We were ready to be useful again.

Sit With Me Awkwardly

Sit With Me Awkwardly

(“To him who is ready to faint, kindness should be shown from his friend; even to him who forsakes the fear of the Almighty.” Job 6:14)

Your lectures were limitless as you gazed at my pain.
You consulted your books and diagnosed my improbable suffering.
You discussed it amongst yourselves and came to conclusions
no one could understand.
You never sat in my chair but just stood on the porch
launching your next catapult of guilt my way.
Did you ignore my tears
or just think them unmannered as hell?
Did you assume
I forgot heaven’s kiss and turned away far
longer that allowed? Or did you argue with your friends
assuming I had overstayed my grief? You could have spent
more time saying nothing and
I would have sat with you all day.

Who taught you about misery? Whose prayers did you
assume should have healed me? What cures did you offer
before listening to my list of hundreds I have tried?
What courses did you prescribe for me that you left
untested? Did you taste the bitter medicine yourself?
Did you ever cry for companionship while being schooled
like children?

Turn on some music to soothe this ache of mine.
Make it instrumental, make it maximum. Make it
wordless so the notes themselves fill in the spaces
between us. Or just hum a tune,
I don’t have to name it or recognize it.

Or just
sit silent
(awkward, isn’t it?) Just sit silent and let our
breathing synchronize to prove we are still living.

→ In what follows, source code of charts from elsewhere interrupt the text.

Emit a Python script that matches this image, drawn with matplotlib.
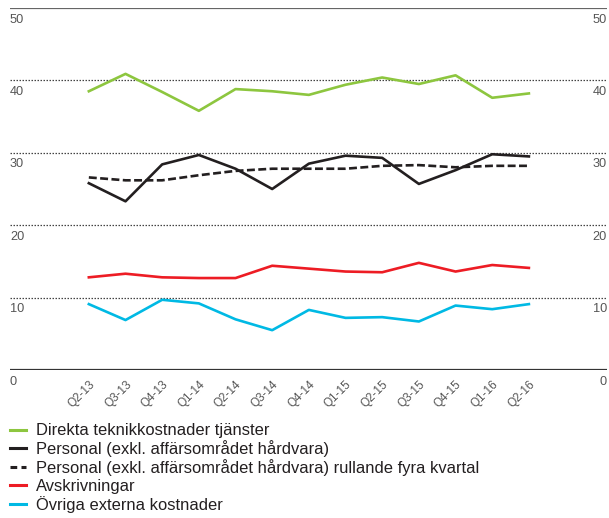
import matplotlib
matplotlib.use("Agg")
from matplotlib import pyplot as plt
from matplotlib.lines import Line2D
from matplotlib.transforms import blended_transform_factory

plt.rcParams["font.family"] = ["Liberation Sans", "DejaVu Sans"]

quarters = ["Q2-13", "Q3-13", "Q4-13", "Q1-14", "Q2-14", "Q3-14", "Q4-14",
            "Q1-15", "Q2-15", "Q3-15", "Q4-15", "Q1-16", "Q2-16"]

direkta = [38.5, 40.9, 38.4, 35.8, 38.8, 38.5, 38.0, 39.4, 40.4, 39.5, 40.7, 37.6, 38.2]
personal = [25.8, 23.3, 28.4, 29.7, 27.8, 25.0, 28.5, 29.6, 29.3, 25.7, 27.6, 29.8, 29.5]
personal_rull = [26.6, 26.2, 26.2, 26.9, 27.5, 27.8, 27.8, 27.8, 28.2, 28.3, 28.0, 28.2, 28.2]
avskrivningar = [12.8, 13.3, 12.8, 12.7, 12.7, 14.4, 14.0, 13.6, 13.5, 14.8, 13.6, 14.5, 14.1]
ovriga = [9.1, 6.9, 9.7, 9.2, 7.0, 5.5, 8.3, 7.2, 7.3, 6.7, 8.9, 8.4, 9.1]

labels = [
    "Direkta teknikkostnader tjänster",
    "Personal (exkl. affärsområdet hårdvara)",
    "Personal (exkl. affärsområdet hårdvara) rullande fyra kvartal",
    "Avskrivningar",
    "Övriga externa kostnader",
]
y_ticks = [0, 10, 20, 30, 40, 50]

fig = plt.figure(figsize=(6.09, 5.18), dpi=100)
W, H = 609, 518
ax = fig.add_axes([10 / W, 1 - 370 / H, 597 / W, 362 / H])

x = list(range(len(quarters)))
lw = 1.9
lines = [
    ax.plot(x, direkta, color="#8DC63F", lw=lw)[0],
    ax.plot(x, personal, color="#231F20", lw=lw)[0],
    ax.plot(x, personal_rull, color="#231F20", lw=lw, dashes=(3, 1.3))[0],
    ax.plot(x, avskrivningar, color="#ED1C24", lw=lw)[0],
    ax.plot(x, ovriga, color="#00B9E4", lw=lw)[0],
]

ax.set_xlim(-2.15, 14.13)
ax.set_ylim(0, 50)

# gridlines
for v in y_ticks[1:-1]:
    ax.axhline(v, color="#444444", lw=0.9, ls=(0, (1.2, 1.2)), zorder=0)
ax.axhline(50, color="#666666", lw=1.6, zorder=0)
ax.axhline(0, color="#333333", lw=1.6, zorder=0)

for s in ax.spines.values():
    s.set_visible(False)
ax.set_yticks([])
ax.tick_params(axis="x", length=0, pad=6)
ax.set_xticks(x)
ax.set_xticklabels(quarters, rotation=45, ha="right", va="top",
                   rotation_mode="anchor", fontsize=8.5, color="#555555")
ax.patch.set_visible(False)

# y labels on both sides, just below each line
trans = blended_transform_factory(ax.transAxes, ax.transData)
for v in y_ticks:
    ax.text(0, v - 2.03, str(v), transform=trans, ha="left", va="baseline",
            fontsize=9.2, color="#555555")
    ax.text(1, v - 2.03, str(v), transform=trans, ha="right", va="baseline",
            fontsize=9.2, color="#555555")

# legend drawn by hand so rows are evenly spaced
for i, (line, lab) in enumerate(zip(lines, labels)):
    yy = 429.5 + i * 18.6
    fig.add_artist(Line2D([9.5 / W, 25.5 / W], [1 - yy / H, 1 - yy / H],
                          color=line.get_color(), lw=2.2,
                          ls=line.get_linestyle(),
                          dashes=(2.2, 1.4) if i == 2 else (None, None)))
    fig.text(36 / W, 1 - (yy + 6) / H, lab, fontsize=11.9, color="#231F20",
             ha="left", va="baseline")

fig.savefig("out.png", dpi=100)
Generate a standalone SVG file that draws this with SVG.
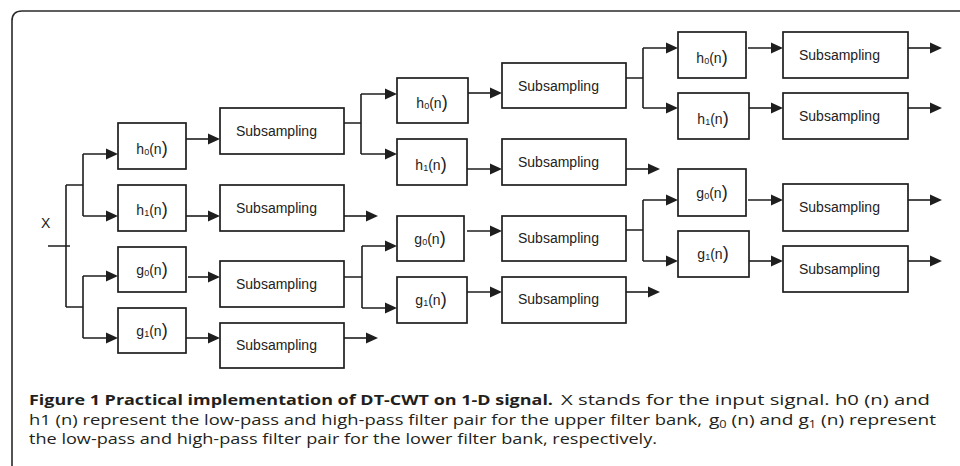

Can you find your way to bear my pain, to shoulder a
handful of the granite that weighs me down? I fear the
absence of God, but your presence and your words only
push God farther away. Will you learn the agony that
burns my brain and then silently be the Christ I need?
Sit with me awkwardly and let us never question the
power of flesh and blood mortality.

Saturday, March 28, 2026

To Be Seen in Public

 

To Be Seen in Public

(“May the Master of Peace himself give you the gift of getting along with each other at all times, in all ways. May the Master be truly among you!” 2 Thessalonians 3:16)

 

Veils of asbestos keep us apart in the way that words
remain unheard. All we remember is the last conflict and
how we had been proven right. The judges consulted briefly
and crowned us correct. We stopped talking after that; after
one win
we did not want the chance that we might miss the boat.
So beside the cry of the doves cooing, I hear no more arguments
from you.

It is an uneasy peace where no one talks and everyone thinks
there is nothing wrong. I doubt the Prince of peace ever imagined
we would hang a blanket between us to unsolve any future conflict.
There was a time when we walked together through a torrent of rain
and we shared the one umbrella we had. We were still soaked, but
only strategically.

But we forgot the words somewhere along the way. We left and
went our own path after the rain. We ran into each other downtown,
just a block from a mega million-dollar church. We greeted each other,
the obligatory hug, and shared updates since the storm. Then
we walked away again.

I heard you had lost your beloved, the one of your dreams, the one who
clung to you in every challenge of conscience. You were both in
a scrappy sort of love. There was no perfect picture way to describe it.
But love had battled hard and it hit you deep and sharp when she
lost the last battle of life.

I reached through the blanket that separated us, I tried to find your heart.
I spoke words of sorrow, wrote odes of remembrance, but there
was no sound from your side, no response to the offer of consolation.
It is an uneasy peace the relies on silence. It begs the questions
we never asked.

I am still here, and you are still there. Who knows how much
longer we have. Let us walk to the coffee shop around 2,
let ourselves be seen in public, and recount the ways we had
walked together so often we knew the route by heart. And
if the silence is because of me, I will beg your forgiveness. And
If it is due to you, all I offer are my hands outstretched to
the same friend I knew those many years ago. Our
lattes were hot, so we took them outside and walked along
the river. And there, the blanket was blown away by a
swift breeze that caught us by surprise.